APEAM Facilitates Safe and Efficient Return to Mexican Avocado Import Operations

By Patrick Reardon • Mar 21, 2022

The Association of Avocado Exporting Producers and Packers of Mexico (APEAM) has helped expedite an effective, safe return to daily operations in the wake of a brief pause in avocado imports to the United States in February. By diligently collaborating with U.S. and Mexican authorities, APEAM helped protect and strengthen the supply chains that bear an important socioeconomic significance for both countries. The $3 billion Mexican avocado industry contributed to more than $6.5 billion in U.S. economic output in 2019-2020, per a Texas A&M University report.

To accelerate the process that would lead to resumed avocado exports, APEAM facilitated communication between Mexican and American authorities. The organization’s involvement included enacting additional safety measures for USDA inspectors in the orchards who check for pests, diseases, and full compliance with food quality protocols. APEAM also worked closely with the U.S. Embassy in Mexico’s regional security officer, Mexico’s national plant protection organization (SENASICA), and the U.S. Department of Agriculture’s Animal and Plant Health Inspection Service (APHIS) to revive the supply chain operations quickly and efficiently.

The Mexican avocado industry has established a vibrant local economic engine for Michoacán that has encouraged regional economic growth. It has created approximately 78,000 direct and permanent jobs and 310,000 indirect and seasonal jobs in Michoacán, and more than 33,000 jobs for American workers. Shortly after imports to the U.S. resumed in early March, U.S. Ambassador to Mexico Ken Salazar visited a Michoacán avocado-packing plant. Salazar’s visit to Mexico’s avocado-growing hub emphasized the fruit’s impact on the vitality of the two countries’ economies and how they work together. “Now it is clear to me the real value that the so called ‘green gold’ has for our supply chains, for the families of producers, and for the region’s prosperity,” Salazar said in a March 9 tweet.

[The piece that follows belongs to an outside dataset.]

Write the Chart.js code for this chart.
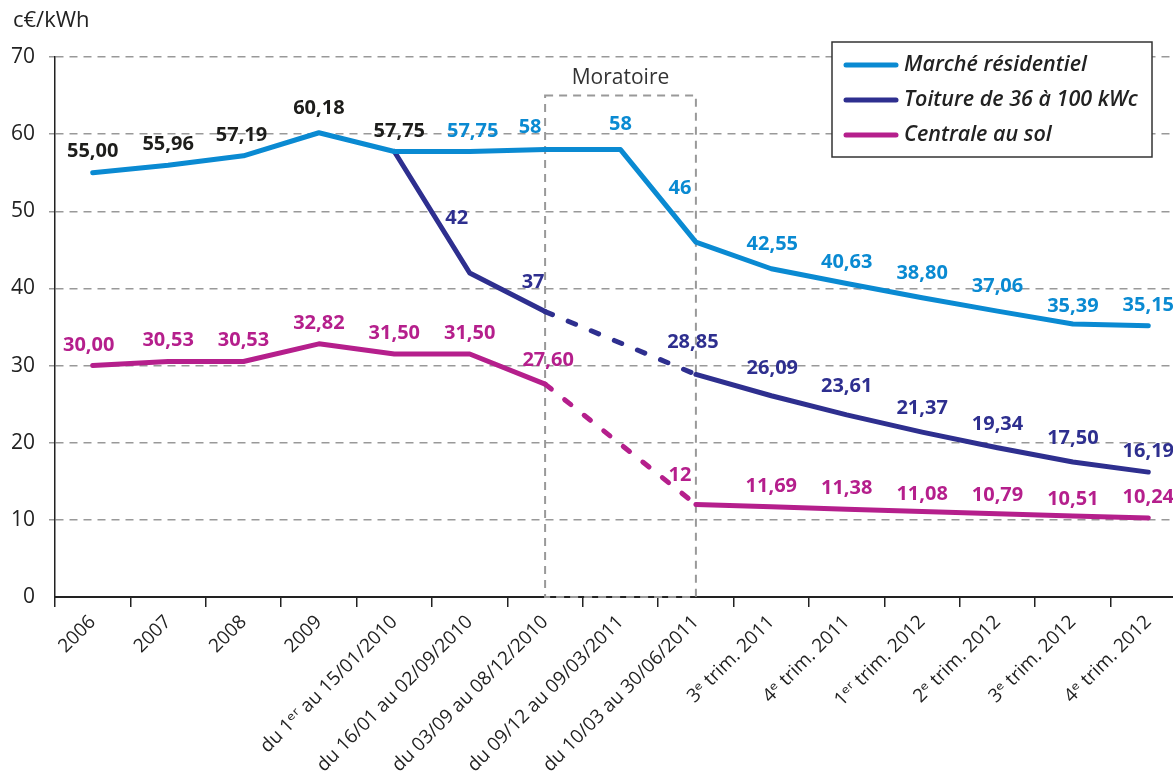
<!DOCTYPE html>
<html lang="fr">
<head>
<meta charset="utf-8">
<title>Tarifs d'achat photovoltaïques</title>
<script src="https://cdn.jsdelivr.net/npm/chart.js@4.4.1/dist/chart.umd.min.js"></script>
<style>
  html, body { margin: 0; padding: 0; background: #fff; overflow: hidden; }
  canvas { display: block; }
</style>
</head>
<body>
<canvas id="tarifsChart" width="1190" height="775"></canvas>
<script>
// periodes tarifaires
const periodes = [
    '2006', '2007', '2008', '2009',
    'du 1\u1D49\u02B3 au 15/01/2010', 'du 16/01 au 02/09/2010', 'du 03/09 au 08/12/2010',
    'du 09/12 au 09/03/2011', 'du 10/03 au 30/06/2011',
    '3\u1D49 trim. 2011', '4\u1D49 trim. 2011', '1\u1D49\u02B3 trim. 2012',
    '2\u1D49 trim. 2012', '3\u1D49 trim. 2012', '4\u1D49 trim. 2012'
];

// c€/kWh
const marcheResidentiel = [55.00, 55.96, 57.19, 60.18, 57.75, 57.75, 58, 58, 46, 42.55, 40.63, 38.80, 37.06, 35.39, 35.15];
const toiture36a100 = [null, null, null, null, 57.75, 42, 37, null, 28.85, 26.09, 23.61, 21.37, 19.34, 17.50, 16.19];
const centraleSol = [30.00, 30.53, 30.53, 32.82, 31.50, 31.50, 27.60, null, 12, 11.69, 11.38, 11.08, 10.79, 10.51, 10.24];

// valeurs affichées sans décimales
const arrondis = [[6, 7, 8], [5, 6], [8]];

const yTicks = [0, 10, 20, 30, 40, 50, 60, 70];

// moratoire : de la 7e à la 9e période
const moratoire = { debut: 6, fin: 8, haut: 65 };

const BLEU = '#0a8ad2';
const MARINE = '#2e2f8f';
const MAGENTA = '#b51f8c';
const NOIR = '#1d1d1b';

Chart.defaults.font.family = "'Open Sans', 'DejaVu Sans', sans-serif";

// decalage des etiquettes [dx, dy] par serie / point
const decalages = [
    { 2: [-2, -21], 3: [0, -24], 4: [5, -20], 5: [3, -20], 6: [-15, -22], 7: [0, -25], 8: [-16, -54], 9: [1, -24], 11: [0, -24], 12: [0, -25], 13: [0, -18] },
    { 4: null, 5: [-13, -55], 6: [-12, -29], 8: [-3, -32], 9: [1, -27], 10: [0, -29], 11: [0, -24], 12: [0, -24], 13: [0, -24] },
    { 0: [-4, -20], 6: [3, -24], 8: [-16, -29], 11: [0, -17], 12: [0, -18], 13: [0, -17] }
];

// pointillés pendant le moratoire
const dashMoratoire = ctx =>
    ctx.p0DataIndex >= moratoire.debut && ctx.p1DataIndex <= moratoire.fin ? [8, 17] : undefined;

function formatFr(v, entier) {
    return entier ? String(Math.round(v)) : v.toFixed(2).replace('.', ',');
}

const etiquettes = {
    id: 'etiquettes',
    afterDatasetsDraw(chart) {
        const ctx = chart.ctx;
        ctx.save();
        ctx.font = "bold 20px 'Open Sans', sans-serif";
        ctx.textAlign = 'center';
        ctx.textBaseline = 'middle';
        chart.data.datasets.forEach((ds, di) => {
            const meta = chart.getDatasetMeta(di);
            meta.data.forEach((pt, i) => {
                const v = ds.data[i];
                if (v === null || v === undefined) return;
                const d = decalages[di][i];
                if (d === null) return;
                const [dx, dy] = d || [0, -21];
                ctx.fillStyle = (di === 0 && i <= 4) ? NOIR : ds.borderColor;
                ctx.fillText(formatFr(v, arrondis[di].includes(i)), pt.x + dx, pt.y + dy);
            });
        });
        ctx.restore();
    }
};

const cadreMoratoire = {
    id: 'cadreMoratoire',
    beforeDatasetsDraw(chart) {
        const { ctx, scales: { x, y } } = chart;
        const x1 = x.getPixelForValue(moratoire.debut);
        const x2 = x.getPixelForValue(moratoire.fin);
        const y1 = y.getPixelForValue(moratoire.haut);
        const y2 = y.getPixelForValue(0);
        ctx.save();
        ctx.strokeStyle = '#999';
        ctx.lineWidth = 2;
        ctx.setLineDash([8, 6]);
        ctx.strokeRect(x1, y1, x2 - x1, y2 - y1);
        ctx.setLineDash([]);
        ctx.fillStyle = '#333';
        ctx.font = "21px 'Open Sans', sans-serif";
        ctx.textAlign = 'center';
        ctx.textBaseline = 'middle';
        ctx.fillText('Moratoire', (x1 + x2) / 2, y1 - 18);
        ctx.restore();
    }
};

// unite + legende encadree
const habillage = {
    id: 'habillage',
    afterDraw(chart) {
        const ctx = chart.ctx;
        ctx.save();
        ctx.fillStyle = '#222';
        ctx.font = "22px 'Open Sans', sans-serif";
        ctx.textAlign = 'left';
        ctx.textBaseline = 'middle';
        ctx.fillText('c€/kWh', 13, 21);

        const bx = 832, by = 42, bw = 320, bh = 115;
        ctx.fillStyle = '#fff';
        ctx.fillRect(bx, by, bw, bh);
        ctx.strokeStyle = '#333';
        ctx.lineWidth = 1.5;
        ctx.strokeRect(bx, by, bw, bh);
        ctx.font = "italic 600 21.5px 'Open Sans', sans-serif";
        chart.data.datasets.forEach((ds, i) => {
            const cy = by + 23 + i * 35;
            ctx.strokeStyle = ds.borderColor;
            ctx.lineWidth = 5;
            ctx.lineCap = 'round';
            ctx.beginPath();
            ctx.moveTo(bx + 14, cy);
            ctx.lineTo(bx + 64, cy);
            ctx.stroke();
            ctx.fillStyle = '#222';
            ctx.fillText(ds.label, bx + 72, cy);
        });
        ctx.restore();
    }
};

const ligne = {
    borderWidth: 5,
    pointRadius: 0,
    pointHoverRadius: 0,
    tension: 0,
    borderJoinStyle: 'round',
    borderCapStyle: 'round',
    fill: false
};

new Chart(document.getElementById('tarifsChart'), {
    type: 'line',
    data: {
        labels: periodes,
        datasets: [
            { ...ligne, label: 'Marché résidentiel', data: marcheResidentiel, borderColor: BLEU },
            { ...ligne, label: 'Toiture de 36 à 100 kWc', data: toiture36a100, borderColor: MARINE, spanGaps: true, segment: { borderDash: dashMoratoire } },
            { ...ligne, label: 'Centrale au sol', data: centraleSol, borderColor: MAGENTA, spanGaps: true, segment: { borderDash: dashMoratoire } }
        ]
    },
    options: {
        responsive: false,
        animation: false,
        layout: { padding: { top: 57, left: 0, right: 4, bottom: 0 } },
        plugins: {
            legend: { display: false },
            tooltip: { enabled: false }
        },
        scales: {
            x: {
                offset: true,
                grid: { display: true, drawOnChartArea: false, drawTicks: true, tickLength: 10, color: '#222', lineWidth: 1.5, offset: true },
                border: { display: true, color: '#222', width: 2 },
                ticks: { color: '#222', font: { size: 19 }, maxRotation: 45, minRotation: 45, padding: 4, autoSkip: false },
                afterFit: s => { s.height = 178; }
            },
            y: {
                min: 0,
                max: 70,
                afterBuildTicks: s => { s.ticks = yTicks.map(v => ({ value: v })); },
                grid: {
                    color: c => c.tick && c.tick.value === 0 ? 'rgba(0,0,0,0)' : '#999',
                    lineWidth: 1.5,
                    tickLength: 6
                },
                border: { display: true, color: '#222', width: 1.5, dash: [8, 6] },
                ticks: { color: '#222', font: { size: 21 }, padding: 14 },
                afterFit: s => { s.width = 55; }
            }
        }
    },
    plugins: [cadreMoratoire, etiquettes, habillage]
});
</script>
</body>
</html>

To reinforce the safety and proficiency of an industry depended upon by so many individuals, APEAM worked with the USDA and the Mexican government to create an intelligence and security unit that directly supports the export program. Also, an operational security plan established by the Michoacán government was implemented immediately. The implementation of these safety protocols is auxiliary to existing safety measures and APEAM’s responsibility to ensure food safety and quality, and will help keep USDA inspectors safe and enhance the full value chain in Mexico.

APEAM’s heightened commitment to align with established trade agreements and actively participate with Mexican and U.S. authorities is an indication of the avocado export program’s bureaucratic efficiency and positive working relationships that keep local economies thriving.